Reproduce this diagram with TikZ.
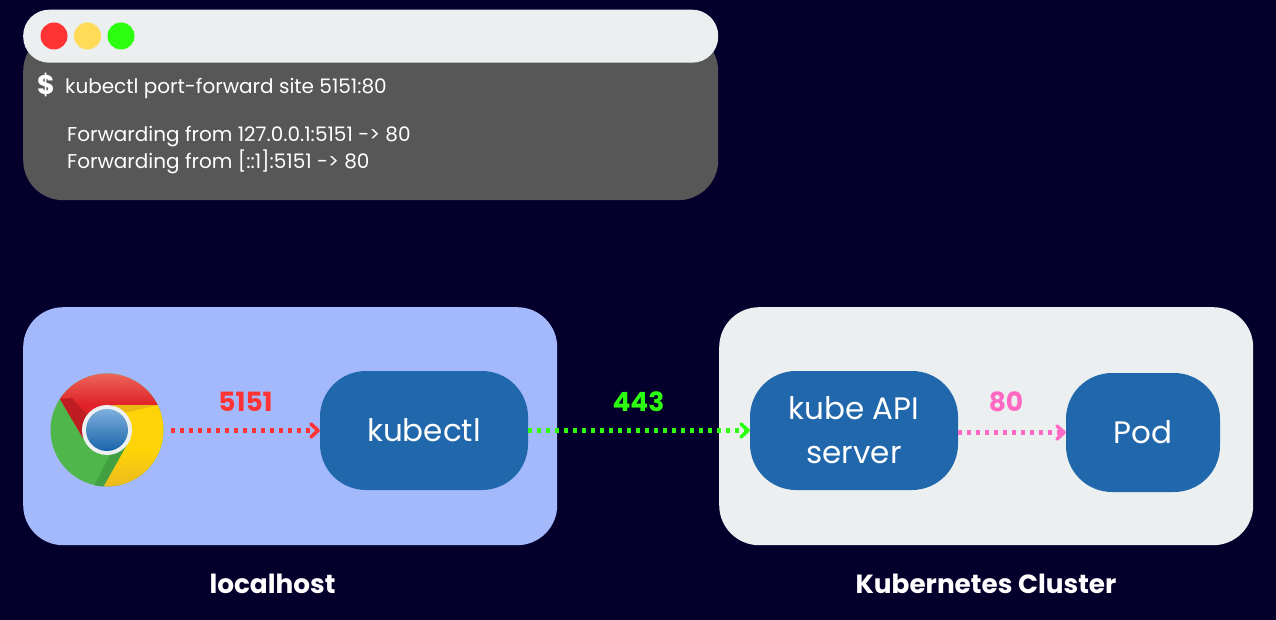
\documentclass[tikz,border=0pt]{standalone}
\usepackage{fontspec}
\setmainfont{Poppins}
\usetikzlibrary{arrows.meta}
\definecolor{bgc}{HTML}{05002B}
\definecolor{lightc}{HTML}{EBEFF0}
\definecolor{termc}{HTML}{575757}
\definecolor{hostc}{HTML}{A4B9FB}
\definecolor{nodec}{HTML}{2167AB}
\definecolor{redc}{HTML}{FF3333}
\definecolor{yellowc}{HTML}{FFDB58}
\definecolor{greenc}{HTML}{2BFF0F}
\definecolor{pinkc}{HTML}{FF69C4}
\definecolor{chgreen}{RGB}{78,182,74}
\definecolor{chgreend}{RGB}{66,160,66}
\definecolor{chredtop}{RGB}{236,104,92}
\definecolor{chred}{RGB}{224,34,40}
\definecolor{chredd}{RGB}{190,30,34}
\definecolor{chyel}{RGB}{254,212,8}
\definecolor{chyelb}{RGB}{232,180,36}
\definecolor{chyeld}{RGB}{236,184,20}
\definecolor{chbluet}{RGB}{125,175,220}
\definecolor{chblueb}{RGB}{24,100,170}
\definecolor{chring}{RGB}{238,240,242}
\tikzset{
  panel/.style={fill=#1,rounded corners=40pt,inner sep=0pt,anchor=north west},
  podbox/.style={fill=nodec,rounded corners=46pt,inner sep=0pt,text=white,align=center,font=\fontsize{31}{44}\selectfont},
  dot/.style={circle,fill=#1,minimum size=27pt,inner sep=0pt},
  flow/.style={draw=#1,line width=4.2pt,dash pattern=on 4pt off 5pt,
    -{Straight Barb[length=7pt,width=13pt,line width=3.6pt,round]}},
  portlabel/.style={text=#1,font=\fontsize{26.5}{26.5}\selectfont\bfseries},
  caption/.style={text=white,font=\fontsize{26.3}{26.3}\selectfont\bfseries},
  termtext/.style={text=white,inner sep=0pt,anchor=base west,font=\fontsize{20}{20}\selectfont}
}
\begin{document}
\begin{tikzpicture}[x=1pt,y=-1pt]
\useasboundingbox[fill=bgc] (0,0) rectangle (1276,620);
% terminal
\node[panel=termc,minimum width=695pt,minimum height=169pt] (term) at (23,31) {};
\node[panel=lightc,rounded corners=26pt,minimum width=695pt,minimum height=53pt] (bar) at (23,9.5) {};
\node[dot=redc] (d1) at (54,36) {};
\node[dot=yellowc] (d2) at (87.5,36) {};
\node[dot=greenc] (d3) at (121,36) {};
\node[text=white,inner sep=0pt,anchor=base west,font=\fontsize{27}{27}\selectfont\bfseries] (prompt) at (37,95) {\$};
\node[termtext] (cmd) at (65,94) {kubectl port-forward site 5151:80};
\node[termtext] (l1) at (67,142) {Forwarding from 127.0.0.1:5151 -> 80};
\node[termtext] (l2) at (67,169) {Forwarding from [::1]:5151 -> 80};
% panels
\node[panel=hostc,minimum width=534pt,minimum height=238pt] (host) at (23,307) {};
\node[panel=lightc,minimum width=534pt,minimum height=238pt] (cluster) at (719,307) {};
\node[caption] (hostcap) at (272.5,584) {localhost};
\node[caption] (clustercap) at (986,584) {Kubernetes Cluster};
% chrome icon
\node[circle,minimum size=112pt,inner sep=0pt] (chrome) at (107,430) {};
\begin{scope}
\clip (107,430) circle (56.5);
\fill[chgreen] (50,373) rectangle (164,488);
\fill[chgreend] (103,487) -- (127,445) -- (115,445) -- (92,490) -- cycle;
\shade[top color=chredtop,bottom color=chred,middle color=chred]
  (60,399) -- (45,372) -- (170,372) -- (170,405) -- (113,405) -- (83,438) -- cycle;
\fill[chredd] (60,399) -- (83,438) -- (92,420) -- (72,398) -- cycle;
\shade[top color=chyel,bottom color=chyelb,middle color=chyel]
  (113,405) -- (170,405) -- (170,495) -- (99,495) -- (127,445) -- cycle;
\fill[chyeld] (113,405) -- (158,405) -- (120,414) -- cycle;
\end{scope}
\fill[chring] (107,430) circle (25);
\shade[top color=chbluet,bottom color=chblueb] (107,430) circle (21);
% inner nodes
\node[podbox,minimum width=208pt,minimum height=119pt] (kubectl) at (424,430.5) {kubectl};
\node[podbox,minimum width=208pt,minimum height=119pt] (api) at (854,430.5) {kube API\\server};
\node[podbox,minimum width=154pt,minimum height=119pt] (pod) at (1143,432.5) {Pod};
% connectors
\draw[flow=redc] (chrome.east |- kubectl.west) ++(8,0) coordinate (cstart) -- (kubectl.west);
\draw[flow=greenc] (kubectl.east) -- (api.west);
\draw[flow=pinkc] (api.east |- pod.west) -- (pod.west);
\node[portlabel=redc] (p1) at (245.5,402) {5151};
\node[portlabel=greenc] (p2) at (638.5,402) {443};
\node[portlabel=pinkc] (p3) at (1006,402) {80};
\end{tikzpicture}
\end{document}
= = = =
• WHAT IS ASKED:
Give all the lines above again, character for character, without pictures.

• SOLUTION BELOW:
Reproduce this diagram with TikZ.
\documentclass[tikz,border=0pt]{standalone}
\usepackage{fontspec}
\setmainfont{Poppins}
\usetikzlibrary{arrows.meta}
\definecolor{bgc}{HTML}{05002B}
\definecolor{lightc}{HTML}{EBEFF0}
\definecolor{termc}{HTML}{575757}
\definecolor{hostc}{HTML}{A4B9FB}
\definecolor{nodec}{HTML}{2167AB}
\definecolor{redc}{HTML}{FF3333}
\definecolor{yellowc}{HTML}{FFDB58}
\definecolor{greenc}{HTML}{2BFF0F}
\definecolor{pinkc}{HTML}{FF69C4}
\definecolor{chgreen}{RGB}{78,182,74}
\definecolor{chgreend}{RGB}{66,160,66}
\definecolor{chredtop}{RGB}{236,104,92}
\definecolor{chred}{RGB}{224,34,40}
\definecolor{chredd}{RGB}{190,30,34}
\definecolor{chyel}{RGB}{254,212,8}
\definecolor{chyelb}{RGB}{232,180,36}
\definecolor{chyeld}{RGB}{236,184,20}
\definecolor{chbluet}{RGB}{125,175,220}
\definecolor{chblueb}{RGB}{24,100,170}
\definecolor{chring}{RGB}{238,240,242}
\tikzset{
  panel/.style={fill=#1,rounded corners=40pt,inner sep=0pt,anchor=north west},
  podbox/.style={fill=nodec,rounded corners=46pt,inner sep=0pt,text=white,align=center,font=\fontsize{31}{44}\selectfont},
  dot/.style={circle,fill=#1,minimum size=27pt,inner sep=0pt},
  flow/.style={draw=#1,line width=4.2pt,dash pattern=on 4pt off 5pt,
    -{Straight Barb[length=7pt,width=13pt,line width=3.6pt,round]}},
  portlabel/.style={text=#1,font=\fontsize{26.5}{26.5}\selectfont\bfseries},
  caption/.style={text=white,font=\fontsize{26.3}{26.3}\selectfont\bfseries},
  termtext/.style={text=white,inner sep=0pt,anchor=base west,font=\fontsize{20}{20}\selectfont}
}
\begin{document}
\begin{tikzpicture}[x=1pt,y=-1pt]
\useasboundingbox[fill=bgc] (0,0) rectangle (1276,620);
% terminal
\node[panel=termc,minimum width=695pt,minimum height=169pt] (term) at (23,31) {};
\node[panel=lightc,rounded corners=26pt,minimum width=695pt,minimum height=53pt] (bar) at (23,9.5) {};
\node[dot=redc] (d1) at (54,36) {};
\node[dot=yellowc] (d2) at (87.5,36) {};
\node[dot=greenc] (d3) at (121,36) {};
\node[text=white,inner sep=0pt,anchor=base west,font=\fontsize{27}{27}\selectfont\bfseries] (prompt) at (37,95) {\$};
\node[termtext] (cmd) at (65,94) {kubectl port-forward site 5151:80};
\node[termtext] (l1) at (67,142) {Forwarding from 127.0.0.1:5151 -> 80};
\node[termtext] (l2) at (67,169) {Forwarding from [::1]:5151 -> 80};
% panels
\node[panel=hostc,minimum width=534pt,minimum height=238pt] (host) at (23,307) {};
\node[panel=lightc,minimum width=534pt,minimum height=238pt] (cluster) at (719,307) {};
\node[caption] (hostcap) at (272.5,584) {localhost};
\node[caption] (clustercap) at (986,584) {Kubernetes Cluster};
% chrome icon
\node[circle,minimum size=112pt,inner sep=0pt] (chrome) at (107,430) {};
\begin{scope}
\clip (107,430) circle (56.5);
\fill[chgreen] (50,373) rectangle (164,488);
\fill[chgreend] (103,487) -- (127,445) -- (115,445) -- (92,490) -- cycle;
\shade[top color=chredtop,bottom color=chred,middle color=chred]
  (60,399) -- (45,372) -- (170,372) -- (170,405) -- (113,405) -- (83,438) -- cycle;
\fill[chredd] (60,399) -- (83,438) -- (92,420) -- (72,398) -- cycle;
\shade[top color=chyel,bottom color=chyelb,middle color=chyel]
  (113,405) -- (170,405) -- (170,495) -- (99,495) -- (127,445) -- cycle;
\fill[chyeld] (113,405) -- (158,405) -- (120,414) -- cycle;
\end{scope}
\fill[chring] (107,430) circle (25);
\shade[top color=chbluet,bottom color=chblueb] (107,430) circle (21);
% inner nodes
\node[podbox,minimum width=208pt,minimum height=119pt] (kubectl) at (424,430.5) {kubectl};
\node[podbox,minimum width=208pt,minimum height=119pt] (api) at (854,430.5) {kube API\\server};
\node[podbox,minimum width=154pt,minimum height=119pt] (pod) at (1143,432.5) {Pod};
% connectors
\draw[flow=redc] (chrome.east |- kubectl.west) ++(8,0) coordinate (cstart) -- (kubectl.west);
\draw[flow=greenc] (kubectl.east) -- (api.west);
\draw[flow=pinkc] (api.east |- pod.west) -- (pod.west);
\node[portlabel=redc] (p1) at (245.5,402) {5151};
\node[portlabel=greenc] (p2) at (638.5,402) {443};
\node[portlabel=pinkc] (p3) at (1006,402) {80};
\end{tikzpicture}
\end{document}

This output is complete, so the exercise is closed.